KAFKA_OFFSETS_TOPIC_REPLICATION_FACTOR: 1
volumes:
- /var/run/docker.sock:/var/run/docker.sock
To start Kafka:
docker-compose up -d
To check status:
docker ps
To stop:
docker-compose down
Using KafkaJS with TypeScript
For my Node.js projects, I used KafkaJS - a modern JavaScript client for Kafka with excellent TypeScript support.
Setting Up
npm install kafkajs
npm install --save-dev @types/kafkajs typescript
Connecting to Kafka
import { Kafka } from 'kafkajs';
const kafka = new Kafka({
clientId: 'my-app',
brokers: ['localhost:9092']
});
const consumer = kafka.consumer({ groupId: 'test-group' });
Consuming Messages
Here's a basic consumer that reads messages from a topic:
const run = async () => {
await consumer.connect();
await consumer.subscribe({ topic: 'test-topic', fromBeginning: true });
await consumer.run({
eachMessage: async ({ topic, partition, message }) => {
console.log({
partition,
offset: message.offset,
value: message.value.toString(),
});
},
});
};
run().catch(console.error);
Error Handling
KafkaJS provides robust error handling mechanisms:
consumer.on('consumer.crash', async event => {
console.error('Consumer crashed', event);
});
consumer.on('consumer.disconnect', async () => {
console.log('Consumer disconnected');
});
consumer.on('consumer.connect', async () => {
console.log('Consumer connected');
});
Graceful Shutdown
Always handle graceful shutdown to prevent data loss:
process.on('SIGINT', async () => {
try {
await consumer.disconnect();
} finally {
process.exit(0);
}
});
TypeScript Type Safety
One thing I love about KafkaJS is the built-in TypeScript support. You can define types for your messages:
interface KafkaMessage {
key: string;
value: string;
headers?: Record<string, any>;
}
const run = async () => {
await consumer.connect();
await consumer.subscribe({ topic: 'test-topic', fromBeginning: true });
await consumer.run({
eachMessage: async ({ topic, partition, message }) => {
const kafkaMessage: KafkaMessage = {
key: message.key?.toString(),
value: message.value.toString(),
headers: message.headers,
};
console.log(kafkaMessage);
},
});
};
Consumer Groups and Partitions
This is where Kafka gets really powerful. Understanding consumer groups and partitions is crucial for scaling your applications.
Consumer Groups
If you want each consumer to process all messages independently, assign different group IDs:
// Consumer 1
const consumer1 = kafka.consumer({ groupId: 'consumer1-group' });
// Consumer 2
const consumer2 = kafka.consumer({ groupId: 'consumer2-group' });
Both consumers will receive all messages independently.

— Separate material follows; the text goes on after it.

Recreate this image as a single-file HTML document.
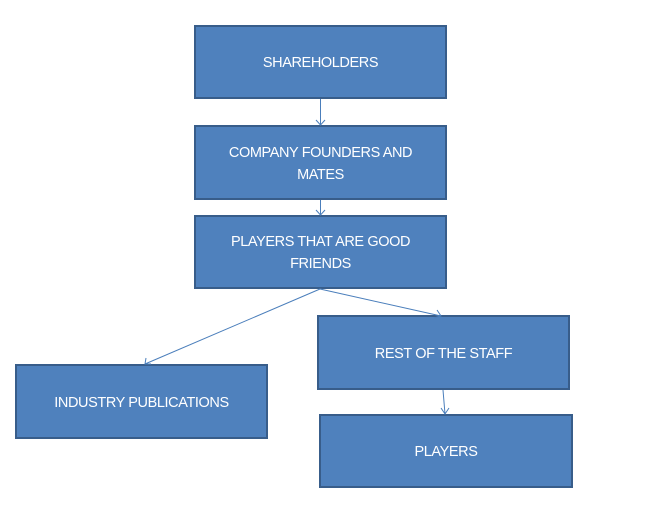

Partitions for Parallel Processing
If you want consumers in the same group to work in parallel, ensure your topic has enough partitions:
// Both consumers share the same group ID
const consumer1 = kafka.consumer({ groupId: 'consumer-group' });
const consumer2 = kafka.consumer({ groupId: 'consumer-group' });
Kafka will assign different partitions to each consumer, allowing parallel processing while maintaining message order within each partition.
Important: In a consumer group, only one consumer instance processes a particular partition at a time. This ensures message ordering and prevents duplication.
Kafka Streams
Kafka Streams is a powerful library for building real-time, event-driven applications. It allows you to process data streams with transformations, aggregations, and joins.
Key Concepts
- Stream: An unbounded, continuously updating sequence of records
- Table: A snapshot of the latest state (like a database table)
- KStream: Represents an unbounded stream of data
- KTable: Represents a changelog stream with updates to keys
- Topology: The logical representation of your stream processing application
Common Operations
- Transformation: Mapping, filtering, grouping, and aggregating data
- Joining: Combining streams or a stream with a table based on keys
- Windowing: Grouping records into time-based windows for processing
What I Learned
Working with Kafka taught me several important lessons:
-
Scalability comes from design: Partitions and consumer groups give you horizontal scalability without code changes.
-
Event-driven thinking: Instead of thinking about request-response, think about events flowing through your system.
-
Message ordering matters: Kafka guarantees ordering within a partition, but not across partitions. Design your partition keys carefully.
-
Monitoring is crucial: With distributed systems, you need good observability into your consumers and producers.
-
Start simple: Kafka can be complex, but starting with basic producers and consumers helps you understand the fundamentals before diving into streams and advanced features.
Next Steps
If you're interested in learning Kafka, I'd recommend:
- Start with Docker to avoid installation headaches
- Build a simple producer-consumer application
- Experiment with consumer groups and partitions
- Try Kafka Streams for real-time processing
- Check out the official Kafka documentation
You can find all my code examples and setup instructions in my GitHub repository.
Kafka has been an eye-opener for building scalable, event-driven systems. Whether you're building microservices, processing IoT data, or handling real-time analytics, it's worth adding to your toolkit.